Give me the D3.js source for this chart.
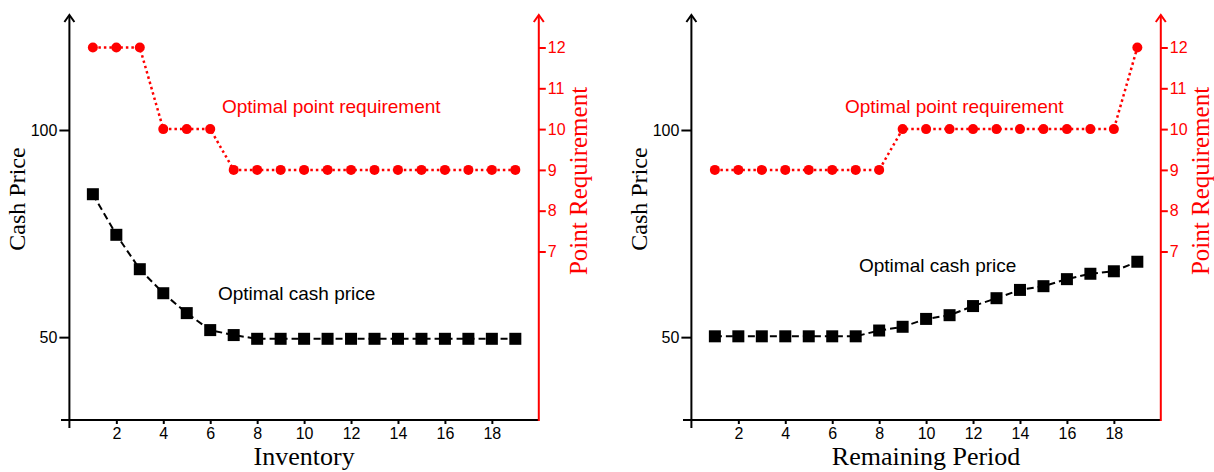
<!DOCTYPE html>
<html><head><meta charset="utf-8">
<script src="https://cdn.jsdelivr.net/npm/d3@7"></script>
<style>body{margin:0;background:#fff}svg{display:block}</style>
</head><body>
<svg id="c" width="1214" height="472"></svg>
<script>
// Data
const xValues = [1,2,3,4,5,6,7,8,9,10,11,12,13,14,15,16,17,18,19];
const inventoryCash = [84.5,74.7,66.4,60.6,55.8,51.7,50.5,49.6,49.6,49.6,49.6,49.6,49.6,49.6,49.6,49.6,49.6,49.6,49.6];
const inventoryPoints = [12,12,12,10,10,10,9,9,9,9,9,9,9,9,9,9,9,9,9];
const periodCash = [50.2,50.2,50.2,50.2,50.2,50.2,50.2,51.6,52.5,54.4,55.3,57.5,59.4,61.4,62.3,64.0,65.3,65.9,68.2];
const periodPoints = [9,9,9,9,9,9,9,9,10,10,10,10,10,10,10,10,10,10,12];
const xTicks = [2,4,6,8,10,12,14,16,18];
const leftTicks = [50,100];
const rightTicks = [7,8,9,10,11,12];
const panels = [
  {xTitle:"Inventory", cash: inventoryCash, points: inventoryPoints, offset:0, cashLabel:[218,300], ptLabel:[222,113]},
  {xTitle:"Remaining Period", cash: periodCash, points: periodPoints, offset:622, cashLabel:[859,272], ptLabel:[845,113]}
];

const svg = d3.select("#c");
const RED = "#ff0000";
const sans = "'Liberation Sans', Arial, sans-serif";
const serif = "'Liberation Serif', 'Times New Roman', serif";

panels.forEach(p => {
  const g = svg.append("g").attr("transform", `translate(${p.offset},0)`);
  const x = d3.scaleLinear().domain([0,20]).range([69.4,538.8]);
  const yL = d3.scaleLinear().domain([30,100]).range([420,130]);
  const yR = d3.scaleLinear().domain([7,12]).range([251.5,47.5]);
  const topY = 15;

  // x axis
  const xa = g.append("g").attr("transform","translate(0,420)")
    .call(d3.axisBottom(x).tickValues(xTicks).tickFormat(d3.format("d")).tickSize(4).tickPadding(4).tickSizeOuter(0));
  xa.select(".domain").remove();
  xa.selectAll("line").attr("stroke","#000").attr("stroke-width",2);
  xa.selectAll("text").attr("font-family",sans).attr("font-size",16).attr("fill","#000");
  g.append("line").attr("x1",61).attr("x2",x(20)).attr("y1",420).attr("y2",420)
    .attr("stroke","#000").attr("stroke-width",2);
  // tick at 0 going down
  g.append("line").attr("x1",x(0)).attr("x2",x(0)).attr("y1",420).attr("y2",428)
    .attr("stroke","#000").attr("stroke-width",2);

  // left axis
  const ya = g.append("g").attr("transform",`translate(${x(0)},0)`)
    .call(d3.axisLeft(yL).tickValues(leftTicks).tickFormat(d3.format("d")).tickSize(10).tickPadding(2));
  ya.select(".domain").remove();
  ya.selectAll("line").attr("stroke","#000").attr("stroke-width",2);
  ya.selectAll("text").attr("font-family",sans).attr("font-size",16).attr("fill","#000");
  g.append("line").attr("x1",x(0)).attr("x2",x(0)).attr("y1",420).attr("y2",topY+1)
    .attr("stroke","#000").attr("stroke-width",2);
  g.append("path").attr("d",`M${x(0)-5},${topY+7}L${x(0)},${topY}L${x(0)+5},${topY+7}`)
    .attr("fill","none").attr("stroke","#000").attr("stroke-width",2);

  // right axis
  const ra = g.append("g").attr("transform",`translate(${x(20)},0)`)
    .call(d3.axisRight(yR).tickValues(rightTicks).tickFormat(d3.format("d")).tickSize(7).tickPadding(2));
  ra.select(".domain").remove();
  ra.selectAll("line").attr("stroke",RED).attr("stroke-width",2);
  ra.selectAll("text").attr("font-family",sans).attr("font-size",16).attr("fill",RED);
  g.append("line").attr("x1",x(20)).attr("x2",x(20)).attr("y1",421).attr("y2",topY+1)
    .attr("stroke",RED).attr("stroke-width",2);
  g.append("path").attr("d",`M${x(20)-5},${topY+7}L${x(20)},${topY}L${x(20)+5},${topY+7}`)
    .attr("fill","none").attr("stroke",RED).attr("stroke-width",2);

  // cash line
  const cashData = xValues.map((v,i)=>[v,p.cash[i]]);
  g.append("path").datum(cashData)
    .attr("d", d3.line().x(d=>x(d[0])).y(d=>yL(d[1])))
    .attr("fill","none").attr("stroke","#000").attr("stroke-width",2).attr("stroke-dasharray","7,4");
  g.selectAll(".sq").data(cashData).join("rect")
    .attr("x",d=>x(d[0])-6).attr("y",d=>yL(d[1])-6).attr("width",12).attr("height",12).attr("fill","#000");

  // point line
  const ptData = xValues.map((v,i)=>[v,p.points[i]]);
  g.append("path").datum(ptData)
    .attr("d", d3.line().x(d=>x(d[0])).y(d=>yR(d[1])))
    .attr("fill","none").attr("stroke",RED).attr("stroke-width",2.5).attr("stroke-dasharray","2.5,3");
  g.selectAll(".ci").data(ptData).join("circle")
    .attr("cx",d=>x(d[0])).attr("cy",d=>yR(d[1])).attr("r",5).attr("fill",RED);

  // annotations
  svg.append("text").attr("x",p.ptLabel[0]).attr("y",p.ptLabel[1]).attr("font-family",sans)
    .attr("font-size",19).attr("fill",RED).text("Optimal point requirement");
  svg.append("text").attr("x",p.cashLabel[0]).attr("y",p.cashLabel[1]).attr("font-family",sans)
    .attr("font-size",19).attr("fill","#000").text("Optimal cash price");

  // titles
  g.append("text").attr("x",(x(0)+x(20))/2).attr("y",465).attr("text-anchor","middle")
    .attr("font-family",serif).attr("font-size",26).attr("fill","#000").text(p.xTitle);
  g.append("text").attr("transform",`translate(25,199) rotate(-90)`).attr("text-anchor","middle")
    .attr("font-family",serif).attr("font-size",24).attr("fill","#000").text("Cash Price");
  g.append("text").attr("transform",`translate(587,181) rotate(-90)`).attr("text-anchor","middle")
    .attr("font-family",serif).attr("font-size",25).attr("fill",RED).text("Point Requirement");
});
</script>
</body></html>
• • • • • • •
* **What the exercise asks**: Make an exact reproduction of the listing above, without any pictures.

* **Expected output**:
Give me the D3.js source for this chart.
<!DOCTYPE html>
<html><head><meta charset="utf-8">
<script src="https://cdn.jsdelivr.net/npm/d3@7"></script>
<style>body{margin:0;background:#fff}svg{display:block}</style>
</head><body>
<svg id="c" width="1214" height="472"></svg>
<script>
// Data
const xValues = [1,2,3,4,5,6,7,8,9,10,11,12,13,14,15,16,17,18,19];
const inventoryCash = [84.5,74.7,66.4,60.6,55.8,51.7,50.5,49.6,49.6,49.6,49.6,49.6,49.6,49.6,49.6,49.6,49.6,49.6,49.6];
const inventoryPoints = [12,12,12,10,10,10,9,9,9,9,9,9,9,9,9,9,9,9,9];
const periodCash = [50.2,50.2,50.2,50.2,50.2,50.2,50.2,51.6,52.5,54.4,55.3,57.5,59.4,61.4,62.3,64.0,65.3,65.9,68.2];
const periodPoints = [9,9,9,9,9,9,9,9,10,10,10,10,10,10,10,10,10,10,12];
const xTicks = [2,4,6,8,10,12,14,16,18];
const leftTicks = [50,100];
const rightTicks = [7,8,9,10,11,12];
const panels = [
  {xTitle:"Inventory", cash: inventoryCash, points: inventoryPoints, offset:0, cashLabel:[218,300], ptLabel:[222,113]},
  {xTitle:"Remaining Period", cash: periodCash, points: periodPoints, offset:622, cashLabel:[859,272], ptLabel:[845,113]}
];

const svg = d3.select("#c");
const RED = "#ff0000";
const sans = "'Liberation Sans', Arial, sans-serif";
const serif = "'Liberation Serif', 'Times New Roman', serif";

panels.forEach(p => {
  const g = svg.append("g").attr("transform", `translate(${p.offset},0)`);
  const x = d3.scaleLinear().domain([0,20]).range([69.4,538.8]);
  const yL = d3.scaleLinear().domain([30,100]).range([420,130]);
  const yR = d3.scaleLinear().domain([7,12]).range([251.5,47.5]);
  const topY = 15;

  // x axis
  const xa = g.append("g").attr("transform","translate(0,420)")
    .call(d3.axisBottom(x).tickValues(xTicks).tickFormat(d3.format("d")).tickSize(4).tickPadding(4).tickSizeOuter(0));
  xa.select(".domain").remove();
  xa.selectAll("line").attr("stroke","#000").attr("stroke-width",2);
  xa.selectAll("text").attr("font-family",sans).attr("font-size",16).attr("fill","#000");
  g.append("line").attr("x1",61).attr("x2",x(20)).attr("y1",420).attr("y2",420)
    .attr("stroke","#000").attr("stroke-width",2);
  // tick at 0 going down
  g.append("line").attr("x1",x(0)).attr("x2",x(0)).attr("y1",420).attr("y2",428)
    .attr("stroke","#000").attr("stroke-width",2);

  // left axis
  const ya = g.append("g").attr("transform",`translate(${x(0)},0)`)
    .call(d3.axisLeft(yL).tickValues(leftTicks).tickFormat(d3.format("d")).tickSize(10).tickPadding(2));
  ya.select(".domain").remove();
  ya.selectAll("line").attr("stroke","#000").attr("stroke-width",2);
  ya.selectAll("text").attr("font-family",sans).attr("font-size",16).attr("fill","#000");
  g.append("line").attr("x1",x(0)).attr("x2",x(0)).attr("y1",420).attr("y2",topY+1)
    .attr("stroke","#000").attr("stroke-width",2);
  g.append("path").attr("d",`M${x(0)-5},${topY+7}L${x(0)},${topY}L${x(0)+5},${topY+7}`)
    .attr("fill","none").attr("stroke","#000").attr("stroke-width",2);

  // right axis
  const ra = g.append("g").attr("transform",`translate(${x(20)},0)`)
    .call(d3.axisRight(yR).tickValues(rightTicks).tickFormat(d3.format("d")).tickSize(7).tickPadding(2));
  ra.select(".domain").remove();
  ra.selectAll("line").attr("stroke",RED).attr("stroke-width",2);
  ra.selectAll("text").attr("font-family",sans).attr("font-size",16).attr("fill",RED);
  g.append("line").attr("x1",x(20)).attr("x2",x(20)).attr("y1",421).attr("y2",topY+1)
    .attr("stroke",RED).attr("stroke-width",2);
  g.append("path").attr("d",`M${x(20)-5},${topY+7}L${x(20)},${topY}L${x(20)+5},${topY+7}`)
    .attr("fill","none").attr("stroke",RED).attr("stroke-width",2);

  // cash line
  const cashData = xValues.map((v,i)=>[v,p.cash[i]]);
  g.append("path").datum(cashData)
    .attr("d", d3.line().x(d=>x(d[0])).y(d=>yL(d[1])))
    .attr("fill","none").attr("stroke","#000").attr("stroke-width",2).attr("stroke-dasharray","7,4");
  g.selectAll(".sq").data(cashData).join("rect")
    .attr("x",d=>x(d[0])-6).attr("y",d=>yL(d[1])-6).attr("width",12).attr("height",12).attr("fill","#000");

  // point line
  const ptData = xValues.map((v,i)=>[v,p.points[i]]);
  g.append("path").datum(ptData)
    .attr("d", d3.line().x(d=>x(d[0])).y(d=>yR(d[1])))
    .attr("fill","none").attr("stroke",RED).attr("stroke-width",2.5).attr("stroke-dasharray","2.5,3");
  g.selectAll(".ci").data(ptData).join("circle")
    .attr("cx",d=>x(d[0])).attr("cy",d=>yR(d[1])).attr("r",5).attr("fill",RED);

  // annotations
  svg.append("text").attr("x",p.ptLabel[0]).attr("y",p.ptLabel[1]).attr("font-family",sans)
    .attr("font-size",19).attr("fill",RED).text("Optimal point requirement");
  svg.append("text").attr("x",p.cashLabel[0]).attr("y",p.cashLabel[1]).attr("font-family",sans)
    .attr("font-size",19).attr("fill","#000").text("Optimal cash price");

  // titles
  g.append("text").attr("x",(x(0)+x(20))/2).attr("y",465).attr("text-anchor","middle")
    .attr("font-family",serif).attr("font-size",26).attr("fill","#000").text(p.xTitle);
  g.append("text").attr("transform",`translate(25,199) rotate(-90)`).attr("text-anchor","middle")
    .attr("font-family",serif).attr("font-size",24).attr("fill","#000").text("Cash Price");
  g.append("text").attr("transform",`translate(587,181) rotate(-90)`).attr("text-anchor","middle")
    .attr("font-family",serif).attr("font-size",25).attr("fill",RED).text("Point Requirement");
});
</script>
</body></html>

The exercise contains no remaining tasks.